» Exercise description
Leave out the pictures, and write out exactly the lines from the beginning of the material to the line holding "ax.axhline(y, color='#222222', lw=1.0, zorder=1)", that line included, and nothing else.

■ ■ ■ ■ ■

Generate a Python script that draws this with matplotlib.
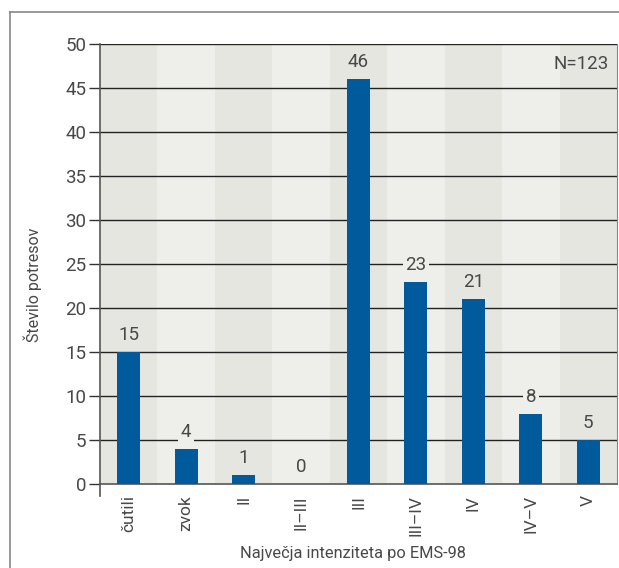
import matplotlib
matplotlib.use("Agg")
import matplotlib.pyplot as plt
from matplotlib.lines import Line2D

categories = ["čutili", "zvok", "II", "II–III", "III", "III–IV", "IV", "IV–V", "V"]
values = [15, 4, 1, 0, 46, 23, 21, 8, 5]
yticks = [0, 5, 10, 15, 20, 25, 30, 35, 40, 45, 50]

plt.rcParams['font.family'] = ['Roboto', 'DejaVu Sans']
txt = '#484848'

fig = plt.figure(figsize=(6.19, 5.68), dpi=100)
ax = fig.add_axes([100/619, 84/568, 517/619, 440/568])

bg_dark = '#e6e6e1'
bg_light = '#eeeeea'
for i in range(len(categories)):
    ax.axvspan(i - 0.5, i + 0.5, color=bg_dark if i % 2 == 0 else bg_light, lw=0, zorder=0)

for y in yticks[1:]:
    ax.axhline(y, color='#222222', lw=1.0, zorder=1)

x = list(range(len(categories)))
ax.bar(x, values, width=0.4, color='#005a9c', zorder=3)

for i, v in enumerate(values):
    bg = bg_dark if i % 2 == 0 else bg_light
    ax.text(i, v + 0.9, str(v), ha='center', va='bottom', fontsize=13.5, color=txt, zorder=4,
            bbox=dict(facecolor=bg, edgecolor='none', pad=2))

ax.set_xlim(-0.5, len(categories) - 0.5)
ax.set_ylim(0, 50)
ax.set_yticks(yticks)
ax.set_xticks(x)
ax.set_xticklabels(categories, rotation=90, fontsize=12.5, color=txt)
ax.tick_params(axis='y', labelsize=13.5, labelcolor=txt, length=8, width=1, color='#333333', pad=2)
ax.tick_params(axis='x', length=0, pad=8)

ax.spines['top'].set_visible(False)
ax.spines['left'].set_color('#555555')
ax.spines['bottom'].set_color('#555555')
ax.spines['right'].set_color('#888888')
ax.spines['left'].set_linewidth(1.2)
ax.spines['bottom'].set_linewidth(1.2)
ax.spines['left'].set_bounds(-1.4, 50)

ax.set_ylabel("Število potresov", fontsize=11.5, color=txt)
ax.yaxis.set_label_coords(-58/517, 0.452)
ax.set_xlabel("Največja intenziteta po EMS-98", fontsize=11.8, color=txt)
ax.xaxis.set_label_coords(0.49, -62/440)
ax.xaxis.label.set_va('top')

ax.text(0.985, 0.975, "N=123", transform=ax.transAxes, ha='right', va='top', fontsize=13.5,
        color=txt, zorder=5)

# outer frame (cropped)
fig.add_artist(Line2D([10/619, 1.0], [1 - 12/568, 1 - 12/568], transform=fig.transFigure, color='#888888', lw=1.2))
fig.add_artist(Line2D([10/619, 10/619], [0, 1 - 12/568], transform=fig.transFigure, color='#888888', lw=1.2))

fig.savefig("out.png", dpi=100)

■ ■ ■ ■ ■

» Exercise result
Generate a Python script that draws this with matplotlib.
import matplotlib
matplotlib.use("Agg")
import matplotlib.pyplot as plt
from matplotlib.lines import Line2D

categories = ["čutili", "zvok", "II", "II–III", "III", "III–IV", "IV", "IV–V", "V"]
values = [15, 4, 1, 0, 46, 23, 21, 8, 5]
yticks = [0, 5, 10, 15, 20, 25, 30, 35, 40, 45, 50]

plt.rcParams['font.family'] = ['Roboto', 'DejaVu Sans']
txt = '#484848'

fig = plt.figure(figsize=(6.19, 5.68), dpi=100)
ax = fig.add_axes([100/619, 84/568, 517/619, 440/568])

bg_dark = '#e6e6e1'
bg_light = '#eeeeea'
for i in range(len(categories)):
    ax.axvspan(i - 0.5, i + 0.5, color=bg_dark if i % 2 == 0 else bg_light, lw=0, zorder=0)

for y in yticks[1:]:
    ax.axhline(y, color='#222222', lw=1.0, zorder=1)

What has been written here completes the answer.